Seu primeiro álbum, gravado depois do festival, também completa 50 anos. A compositora Geni Marcondes pontua na contracapa. “Havia dois grupos inconciliáveis: aquele, remanescente da fase bossa nova, de rico balanço e rica harmonia, mas inteiramente fechado às características da música rural, por julgá-la pobre e obsoleta. O outro, herdeiro daquela velha linha dos sertanejos, também invulnerável às conquistas da bossa nova, apregoando uma fidelidade um pouco ingênua aos ritmos e modos regionais (…). Com Milton Nascimento, uma ponte se estendeu promissora entre os dois grupos até então antagônicos.” Milton escolheu o Tamba 4, formação ampliada do Tamba Trio do pianista Luiz Eça, para acompanhá-lo.

As pontes que o primeiro disco estabeleceu dão outros frutos cinco anos depois com o lançamento de Clube da Esquina.
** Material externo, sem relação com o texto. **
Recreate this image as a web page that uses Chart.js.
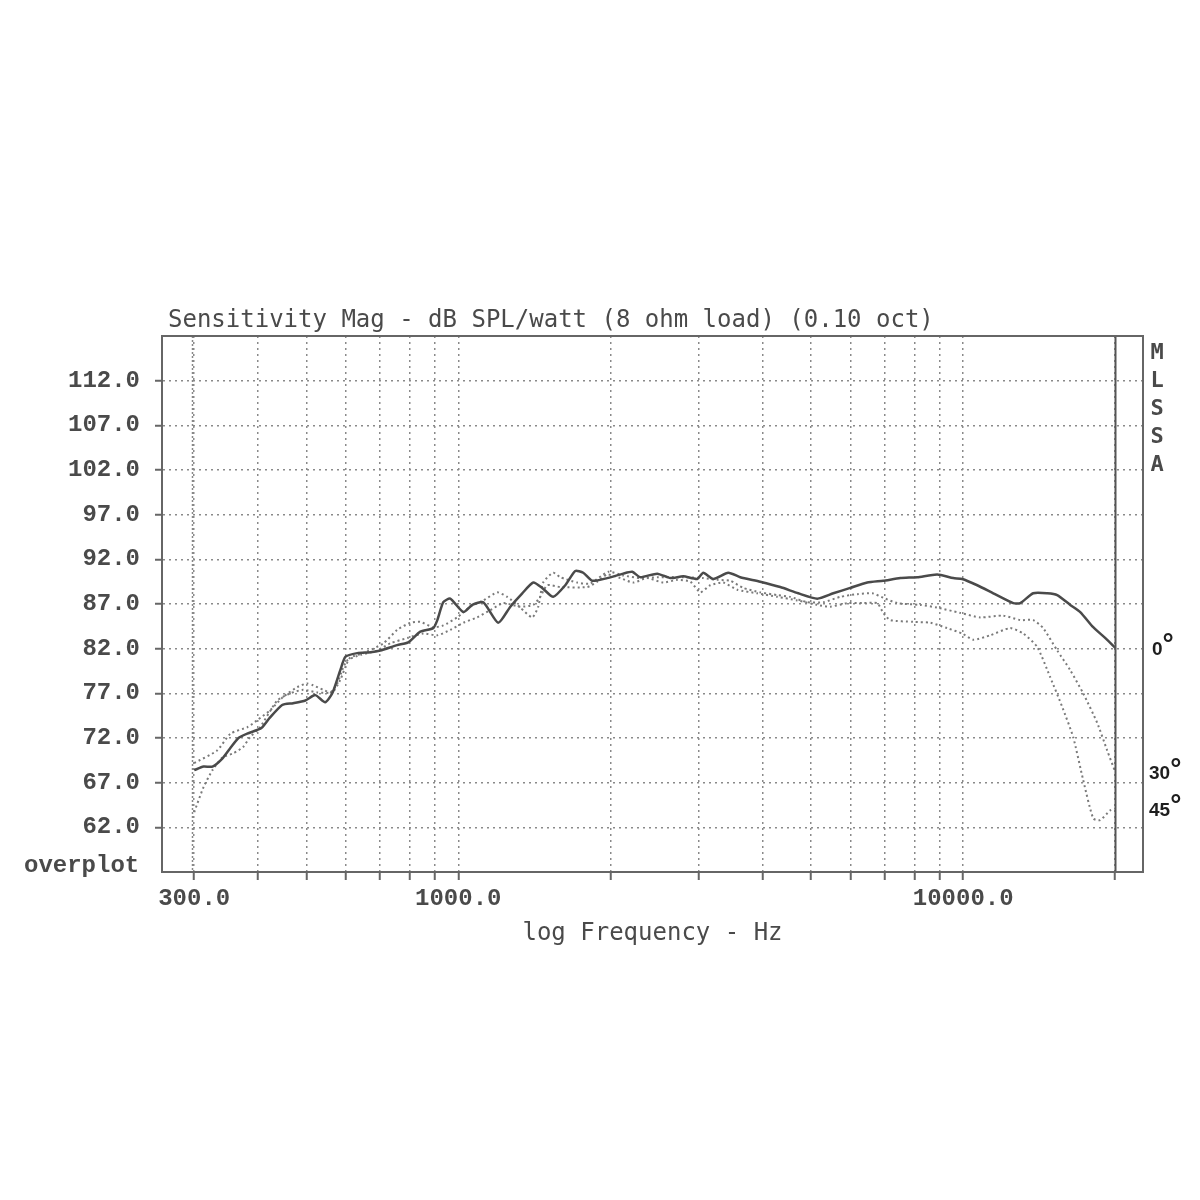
<!DOCTYPE html>
<html>
<head>
<meta charset="utf-8">
<title>Sensitivity Mag</title>
<script src="https://cdn.jsdelivr.net/npm/chart.js@4.4.1/dist/chart.umd.min.js"></script>
<style>
  html, body { margin: 0; padding: 0; background: #fff; }
  canvas { display: block; }
</style>
</head>
<body>
<canvas id="chart" width="1200" height="1200"></canvas>
<script>
// axis ticks
const freqTicks = [300, 400, 500, 600, 700, 800, 900, 1000, 2000, 3000, 4000, 5000, 6000, 7000, 8000, 9000, 10000, 20000];
const labelledFreqs = [300, 1000, 10000];
const splTicks = [62, 67, 72, 77, 82, 87, 92, 97, 102, 107, 112];

// 0 degree (solid)
const freq0 = [300, 313, 326, 341, 354, 367, 382, 400, 409, 424, 448, 471, 498, 521, 545, 563, 584, 598, 631, 670,
    701, 757, 796, 841, 892, 909, 934, 964, 1023, 1066, 1121, 1200, 1268, 1339, 1408, 1466, 1542, 1629, 1705, 1768,
    1842, 1972, 2122, 2211, 2293, 2478, 2630, 2790, 2974, 3056, 3199, 3425, 3618, 3963, 4342, 4713, 5140, 5530, 5975, 6456,
    6945, 7505, 8108, 8882, 9555, 9954, 10660, 11470, 12560, 12970, 13760, 14670, 15350, 16290, 17050, 18090, 19100, 20000];
const spl0 = [68.4, 68.8, 68.8, 69.7, 70.9, 72.0, 72.5, 72.9, 73.2, 74.3, 75.7, 75.9, 76.2, 76.8, 76.0, 77.0, 79.6, 81.1, 81.5, 81.6,
    81.8, 82.4, 82.7, 83.9, 84.3, 85.2, 87.2, 87.6, 86.1, 86.9, 87.2, 84.9, 86.7, 88.2, 89.4, 88.8, 87.8, 89.1, 90.7, 90.5,
    89.6, 89.9, 90.4, 90.6, 90.0, 90.4, 89.9, 90.1, 89.8, 90.5, 89.8, 90.5, 90.0, 89.5, 88.9, 88.2, 87.6, 88.2, 88.8, 89.4,
    89.6, 89.9, 90.0, 90.3, 89.9, 89.8, 89.1, 88.2, 87.1, 87.1, 88.2, 88.2, 88.0, 86.9, 86.1, 84.4, 83.2, 82.1];

// 30 degree (dotted)
const freq30 = [300, 333, 354, 382, 400, 424, 450, 480, 502, 516, 540, 563, 584, 598, 611, 649, 711, 757, 804, 841,
    892, 934, 995, 1056, 1121, 1195, 1250, 1327, 1401, 1440, 1473, 1542, 1592, 1720, 1826, 1982, 2122, 2293, 2478, 2790,
    3056, 3258, 3457, 3668, 3963, 4283, 4544, 4911, 5283, 5709, 6169, 6605, 6945, 7403, 8219, 8882, 9865, 10810, 12000, 12970,
    13760, 14400, 15350, 16290, 17280, 18420, 19280, 20000];
const spl30 = [69.2, 70.6, 72.5, 73.2, 74.0, 75.1, 76.6, 77.7, 78.1, 77.9, 77.4, 77.1, 78.5, 80.0, 81.0, 81.5, 82.6, 84.1, 84.9, 85.0,
    84.4, 84.6, 85.5, 86.7, 87.4, 88.3, 87.8, 86.6, 85.5, 86.7, 89.4, 90.5, 90.0, 89.4, 89.3, 90.6, 90.2, 89.9, 90.0, 90.0,
    89.9, 89.7, 89.6, 88.8, 88.3, 88.0, 87.8, 87.2, 87.2, 87.8, 88.1, 88.2, 87.7, 87.1, 86.9, 86.6, 86.0, 85.5, 85.7, 85.2,
    85.2, 84.3, 81.8, 79.6, 77.0, 73.7, 70.6, 68.2];

// 45 degree (dotted)
const freq45 = [300, 313, 326, 341, 359, 375, 387, 405, 438, 465, 493, 526, 558, 576, 589, 603, 640, 691, 734, 793,
    853, 909, 964, 1023, 1090, 1157, 1228, 1327, 1408, 1453, 1500, 1592, 1801, 1885, 1972, 2094, 2221, 2367, 2547, 2715,
    2881, 3015, 3155, 3348, 3569, 3909, 4283, 4691, 5140, 5454, 5894, 6340, 6757, 6945, 7170, 7962, 8603, 9297, 9954, 10470,
    11310, 12390, 13150, 14010, 14870, 15700, 16510, 17280, 18090, 18670, 19550, 20000];
const spl45 = [63.7, 66.5, 68.4, 69.8, 70.3, 71.0, 72.1, 73.2, 76.2, 77.0, 77.4, 77.1, 77.1, 78.1, 79.6, 80.7, 81.3, 81.8, 82.6, 83.2,
    83.7, 83.5, 84.1, 84.9, 85.5, 86.3, 87.1, 86.7, 86.9, 87.8, 89.1, 88.9, 88.9, 89.5, 90.3, 89.9, 89.4, 89.9, 89.4, 89.7,
    89.5, 88.3, 89.1, 89.4, 88.6, 88.2, 87.8, 87.4, 86.9, 86.7, 87.1, 87.1, 87.1, 86.0, 85.2, 85.0, 84.9, 84.3, 83.7, 83.0,
    83.5, 84.3, 83.7, 82.2, 78.8, 75.5, 72.1, 67.3, 63.0, 62.8, 63.9, 64.1];

const curveLabels = ['0', '30', '45'];

const toPoints = (fs, vs) => fs.map((f, i) => ({ x: f, y: vs[i] }));

// frame, title and side texts
const framePlugin = {
    id: 'frame',
    afterDraw(chart) {
        const ctx = chart.ctx;
        const area = chart.chartArea;
        const xs = chart.scales.x;
        const ys = chart.scales.y;
        ctx.save();

        // solid line at 20 kHz
        const x20k = Math.round(xs.getPixelForValue(20000)) + 0.5;
        ctx.strokeStyle = '#555';
        ctx.lineWidth = 2;
        ctx.beginPath();
        ctx.moveTo(x20k, area.top);
        ctx.lineTo(x20k, area.bottom);
        ctx.stroke();

        // denser dotted line at 300 Hz
        const x300 = Math.round(xs.getPixelForValue(300));
        ctx.strokeStyle = '#888';
        ctx.lineWidth = 1.5;
        ctx.setLineDash([2, 2]);
        ctx.beginPath();
        ctx.moveTo(x300 - 1.5, area.top);
        ctx.lineTo(x300 - 1.5, area.bottom);
        ctx.stroke();
        ctx.setLineDash([]);

        // box
        ctx.strokeStyle = '#666';
        ctx.lineWidth = 2;
        ctx.strokeRect(area.left, area.top, area.right - area.left, area.bottom - area.top);

        ctx.fillStyle = '#4a4a4a';
        ctx.textBaseline = 'middle';

        // title
        ctx.font = '24px "DejaVu Sans Mono"';
        ctx.textAlign = 'left';
        ctx.fillText('Sensitivity Mag - dB SPL/watt (8 ohm load) (0.10 oct)', 168, 321);

        // x axis title
        ctx.textAlign = 'center';
        ctx.fillText('log Frequency - Hz', (area.left + area.right) / 2, 934);

        // overplot
        ctx.font = 'bold 24px "Liberation Mono"';
        ctx.textAlign = 'left';
        ctx.fillText('overplot', 24, 866);

        // MLSSA
        ctx.font = 'bold 22px "DejaVu Sans Mono"';
        ctx.textAlign = 'center';
        'MLSSA'.split('').forEach((ch, i) => {
            ctx.fillText(ch, 1157, 353 + i * 28);
        });

        // angle labels at curve ends
        const ends = [spl0[spl0.length - 1], spl30[spl30.length - 1], spl45[spl45.length - 1]];
        ctx.textAlign = 'left';
        ctx.fillStyle = '#1e1e1e';
        curveLabels.forEach((lab, i) => {
            const y = ys.getPixelForValue(ends[i]);
            const x0 = lab.length === 1 ? 1152 : 1149;
            ctx.font = 'bold 19px "Liberation Sans"';
            ctx.fillText(lab, x0, y + 2);
            const w = ctx.measureText(lab).width;
            ctx.font = 'bold 28px "Liberation Sans"';
            ctx.fillText('\u00b0', x0 + w, y - 2);
        });

        ctx.restore();
    }
};

const bgPlugin = {
    id: 'bg',
    beforeDraw(chart) {
        const ctx = chart.ctx;
        ctx.save();
        ctx.fillStyle = '#fff';
        ctx.fillRect(0, 0, chart.width, chart.height);
        ctx.restore();
    }
};

const tickFont = { family: '"Liberation Mono"', size: 24, weight: 'bold' };

new Chart(document.getElementById('chart'), {
    type: 'line',
    data: {
        datasets: [
            {
                label: '0',
                data: toPoints(freq0, spl0),
                borderColor: '#4a4a4a',
                borderWidth: 2.5,
                pointRadius: 0,
                tension: 0.2
            },
            {
                label: '30',
                data: toPoints(freq30, spl30),
                borderColor: '#7a7a7a',
                borderWidth: 2,
                borderDash: [2, 3],
                pointRadius: 0,
                tension: 0.2
            },
            {
                label: '45',
                data: toPoints(freq45, spl45),
                borderColor: '#7a7a7a',
                borderWidth: 2,
                borderDash: [2, 3],
                pointRadius: 0,
                tension: 0.2
            }
        ]
    },
    options: {
        responsive: false,
        animation: false,
        devicePixelRatio: 1,
        layout: { padding: { top: 336, right: 57, left: 0, bottom: 0 } },
        plugins: {
            legend: { display: false },
            tooltip: { enabled: false },
            title: { display: false }
        },
        scales: {
            x: {
                type: 'logarithmic',
                min: 259,
                max: 22700,
                afterBuildTicks: scale => { scale.ticks = freqTicks.map(v => ({ value: v })); },
                afterFit: scale => { scale.height = 328; },
                ticks: {
                    autoSkip: false,
                    maxRotation: 0,
                    padding: 5,
                    color: '#4a4a4a',
                    font: tickFont,
                    callback: v => labelledFreqs.includes(v) ? v.toFixed(1) : ''
                },
                grid: {
                    color: '#8a8a8a',
                    lineWidth: 1.5,
                    tickColor: '#666',
                    tickWidth: 2,
                    tickLength: 8
                },
                border: { display: true, color: '#666', width: 2, dash: [2, 4] }
            },
            y: {
                min: 57,
                max: 117,
                afterBuildTicks: scale => { scale.ticks = splTicks.map(v => ({ value: v })); },
                afterFit: scale => { scale.width = 162; },
                ticks: {
                    padding: 15,
                    color: '#4a4a4a',
                    font: tickFont,
                    callback: v => v.toFixed(1)
                },
                grid: {
                    color: '#8a8a8a',
                    lineWidth: 1.5,
                    tickColor: '#666',
                    tickWidth: 2,
                    tickLength: 7
                },
                border: { display: true, color: '#666', width: 2, dash: [2, 4] }
            }
        }
    },
    plugins: [bgPlugin, framePlugin]
});
</script>
</body>
</html>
Depois de reencontrar Lô Borges, irmão de seu parceiro Márcio, em uma visita a Belo Horizonte, Milton decide fazer um disco com ele. Lô era um beatlemaníaco fanático e pede para levar um amigo chamado Beto Guedes.

O álbum, lançado há 45 anos, é um dos clássicos da música brasileira. Milton diz que até hoje não sabe dizer por que os fãs têm um carinho especial por ele. “Aquilo foi uma coisa importante para gente porque era um disco de turma. Sempre que vou em algum lugar, alguém fala desse disco com carinho. O Wagner (Tiso) e o Eumir (Deodato), que fizeram os arranjos, misturaram tudo. Rock com jazz, samba com as coisas do Lô, tudo podia. O Clube tem muito a ver com o que acontece na música dos outros países, onde ninguém impõe diferença de estilos. Mas o que eu gosto mesmo é que esse disco fez com que a amizade com Lô ficasse para sempre.”